Ma nonostante la gigante dedizione che Opro metteva nell'aiutarlo, la sua prontezza nell'obbedirgli e il suo grande cuore, l'uomo pensava che al suo pargolo mancasse qualcosa per migliorare la persona che era: una cultura. Insomma, Opro era già perfetto, ma egli credeva che restare chiuso nella quotidianità del mondo campagnola per sempre alla fine gli avrebbe nuociuto. Spesso gli giungevano  
notizie di grandi persone amate e rispettate dal popolo. Voleva dunque che la buona volontà del figlio potesse essere applicate in qualche campo in modo tale da farlo diventare "un grande". E' per questo che Villico fece trasferire il figlio in città dove fu affidato alla prima persona che egli ritenne idonea, il maestro Colafo. Villico non sapeva nulla di lui, ma per quanto maestro non poteva fare altro che migliorarlo.

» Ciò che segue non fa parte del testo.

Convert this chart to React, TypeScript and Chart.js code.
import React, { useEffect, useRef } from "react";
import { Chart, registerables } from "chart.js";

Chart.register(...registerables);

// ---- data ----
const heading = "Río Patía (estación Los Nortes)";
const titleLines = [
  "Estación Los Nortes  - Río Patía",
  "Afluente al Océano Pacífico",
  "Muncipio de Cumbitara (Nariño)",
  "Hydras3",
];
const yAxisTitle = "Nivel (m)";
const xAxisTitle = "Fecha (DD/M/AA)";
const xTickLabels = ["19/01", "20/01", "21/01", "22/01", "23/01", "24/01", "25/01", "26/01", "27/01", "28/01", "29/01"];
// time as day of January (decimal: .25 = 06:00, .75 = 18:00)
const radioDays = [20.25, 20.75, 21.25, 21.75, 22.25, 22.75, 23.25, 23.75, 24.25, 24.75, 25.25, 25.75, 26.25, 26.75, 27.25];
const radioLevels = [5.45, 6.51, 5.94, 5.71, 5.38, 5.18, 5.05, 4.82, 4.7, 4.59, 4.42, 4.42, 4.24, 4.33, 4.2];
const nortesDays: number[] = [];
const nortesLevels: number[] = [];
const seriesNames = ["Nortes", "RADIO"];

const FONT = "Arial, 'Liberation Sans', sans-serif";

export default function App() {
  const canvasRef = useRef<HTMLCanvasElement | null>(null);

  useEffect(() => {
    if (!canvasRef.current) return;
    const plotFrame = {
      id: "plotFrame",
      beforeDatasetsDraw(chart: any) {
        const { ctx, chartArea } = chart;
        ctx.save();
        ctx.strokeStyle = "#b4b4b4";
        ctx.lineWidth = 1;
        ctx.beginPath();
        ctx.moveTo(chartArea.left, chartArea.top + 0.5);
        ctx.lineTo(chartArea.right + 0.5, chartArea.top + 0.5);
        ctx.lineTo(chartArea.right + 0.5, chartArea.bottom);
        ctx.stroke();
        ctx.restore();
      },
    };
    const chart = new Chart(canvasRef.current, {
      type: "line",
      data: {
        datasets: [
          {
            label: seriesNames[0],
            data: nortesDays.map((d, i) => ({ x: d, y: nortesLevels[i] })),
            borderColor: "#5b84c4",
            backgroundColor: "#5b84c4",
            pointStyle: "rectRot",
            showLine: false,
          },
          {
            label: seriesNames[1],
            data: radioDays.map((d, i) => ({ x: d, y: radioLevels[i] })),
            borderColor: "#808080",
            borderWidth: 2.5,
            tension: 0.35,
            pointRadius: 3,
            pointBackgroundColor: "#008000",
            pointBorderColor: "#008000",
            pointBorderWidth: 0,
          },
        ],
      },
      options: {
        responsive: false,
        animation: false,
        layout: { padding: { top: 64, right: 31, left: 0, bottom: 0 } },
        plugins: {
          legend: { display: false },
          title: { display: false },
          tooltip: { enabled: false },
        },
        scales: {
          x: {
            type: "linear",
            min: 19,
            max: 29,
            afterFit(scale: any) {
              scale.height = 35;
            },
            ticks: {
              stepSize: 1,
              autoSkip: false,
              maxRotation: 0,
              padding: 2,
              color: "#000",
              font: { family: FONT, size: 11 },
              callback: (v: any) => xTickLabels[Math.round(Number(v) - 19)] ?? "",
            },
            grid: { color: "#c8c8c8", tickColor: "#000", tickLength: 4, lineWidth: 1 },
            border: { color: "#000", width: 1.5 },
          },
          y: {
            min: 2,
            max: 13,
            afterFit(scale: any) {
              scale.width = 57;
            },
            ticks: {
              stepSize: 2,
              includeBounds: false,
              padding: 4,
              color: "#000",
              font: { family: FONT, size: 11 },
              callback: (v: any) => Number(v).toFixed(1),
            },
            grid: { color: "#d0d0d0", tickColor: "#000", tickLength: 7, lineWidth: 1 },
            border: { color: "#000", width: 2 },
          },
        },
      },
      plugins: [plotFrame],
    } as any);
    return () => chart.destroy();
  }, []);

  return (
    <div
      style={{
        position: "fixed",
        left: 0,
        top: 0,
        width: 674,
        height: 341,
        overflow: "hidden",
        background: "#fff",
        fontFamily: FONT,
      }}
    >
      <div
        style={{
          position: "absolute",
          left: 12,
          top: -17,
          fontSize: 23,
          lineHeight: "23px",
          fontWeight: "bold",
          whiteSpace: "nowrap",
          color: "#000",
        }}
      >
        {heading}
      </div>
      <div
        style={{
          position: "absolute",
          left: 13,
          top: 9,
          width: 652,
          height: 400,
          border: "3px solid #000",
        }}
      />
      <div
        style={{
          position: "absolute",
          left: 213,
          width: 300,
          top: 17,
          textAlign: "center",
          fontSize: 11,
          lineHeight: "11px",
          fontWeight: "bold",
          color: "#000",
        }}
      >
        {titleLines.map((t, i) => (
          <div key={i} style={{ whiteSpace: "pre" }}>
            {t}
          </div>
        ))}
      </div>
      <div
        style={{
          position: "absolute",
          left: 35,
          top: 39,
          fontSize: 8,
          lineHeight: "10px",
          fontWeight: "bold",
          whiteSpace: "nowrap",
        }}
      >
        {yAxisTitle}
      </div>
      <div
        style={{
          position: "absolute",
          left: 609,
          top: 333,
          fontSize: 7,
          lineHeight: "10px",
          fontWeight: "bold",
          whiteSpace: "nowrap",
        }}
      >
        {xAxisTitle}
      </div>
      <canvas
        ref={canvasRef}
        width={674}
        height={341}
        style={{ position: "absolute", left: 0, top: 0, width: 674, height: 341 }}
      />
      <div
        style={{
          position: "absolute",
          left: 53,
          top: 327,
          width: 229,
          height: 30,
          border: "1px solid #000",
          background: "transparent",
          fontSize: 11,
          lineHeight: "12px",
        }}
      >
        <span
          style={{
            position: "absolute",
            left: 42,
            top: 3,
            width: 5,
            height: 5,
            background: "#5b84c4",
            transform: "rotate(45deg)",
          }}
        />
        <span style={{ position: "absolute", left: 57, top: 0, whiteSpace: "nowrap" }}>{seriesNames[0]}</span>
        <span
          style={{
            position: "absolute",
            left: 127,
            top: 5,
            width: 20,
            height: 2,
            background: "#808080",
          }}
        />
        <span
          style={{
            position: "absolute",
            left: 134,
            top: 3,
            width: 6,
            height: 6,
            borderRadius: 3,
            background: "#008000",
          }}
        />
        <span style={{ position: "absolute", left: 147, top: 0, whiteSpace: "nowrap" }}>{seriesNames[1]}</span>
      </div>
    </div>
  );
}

 La verità, era un'altra: Villico era ignaro del fatto che Colafo fosse conosciuto per essere un maestro aggressivo che non esitava ad usare le mani; il suo fare manesco era abbastanza noto in città.  Più che un educatore, sarebbe più corretto definirlo un domatore o aizzatore. Puntava a far in modo che nella sua scuola non si formassero ragazzi che egli definiva "banali" o "burattini", ovvero imbevuti di quell' etica falsa, ipocrita e meschina come lui la definiva: voleva dare vita ad una generazione di ragazzi rivoltosi pronta a dar fuoco al mondo preesistente e portare in auge valori animaleschi, bellici, crudi. Ogni volta che un ragazzo non era conforme al modello che egli aveva in testa, veniva prontamente colpito alla testa, perché  era lì che doveva avvenire la svolta psicologica: tutta una questione di testa. Dopo un anno di lavaggio di cervello, arrivò il fatidico momento in cui Opro rivide suo padre: inutile dire che Villico non ci mise più di qualche secondo per capire che il suo primogenito non era più la stessa persona, era piuttosto diventato un mostro.


 I litigi nella loro umile dimora abbondavano, due mentalità diverse si torturavano a vicenda in un continuo battibecco. Villico prese ben presto una ferma decisione : vietò al figlio di frequentare Colafo. Pensò inoltre che farlo tornare a lavorare duramente avrebbe ripristinato il buon vecchio Opro. In un primo momento sembrò  andar tutto bene, finché Opro, impegnato nel lavoro, risentì in mente tutte le parole, e risentì sulle ossa il dolore dei colpi del suo maestro. A quanto pare gli erano rimaste ben impressi. "Nessuno scrupolo","Abbatti il sistema","Ribellati" tuonavano nella mente del ragazzo. Così Opro, in un raptus di follia, colpì a morte il padre. In quel momento si sentì come sollevato da un macigno. Ritornò immediatamente dal suo mentore.


Quelle che in un primo momento sembravano solo lezioni di vita, divennero azioni. La classe di Colafo divenne un'associazione a delinquere. I ragazzi agivano di nascosto colpendo gli abitanti della città, diventando l'incubo dei siracusani. Essi sentivano nei propri cuori di agire secondo nobili ideali, inconsapevoli del male che creavano. Il tutto si portò avanti finché si scoprì che alla base dell'atteggiamento rivoltoso dei ragazzi vi era Colafo, che fu condannato a morte. Il colpo alla testa con cui Colafo educava gli studenti, che si tramutò poi nell'azione criminale della banda rimase sulla bocca dei siracusani tanto da definire il pugno o schiaffo "kolaphos"(Colafo). Il termine si diffuse in Europa e, amalgamato ad altre influenze, è passato a noi in eredità come "colpo".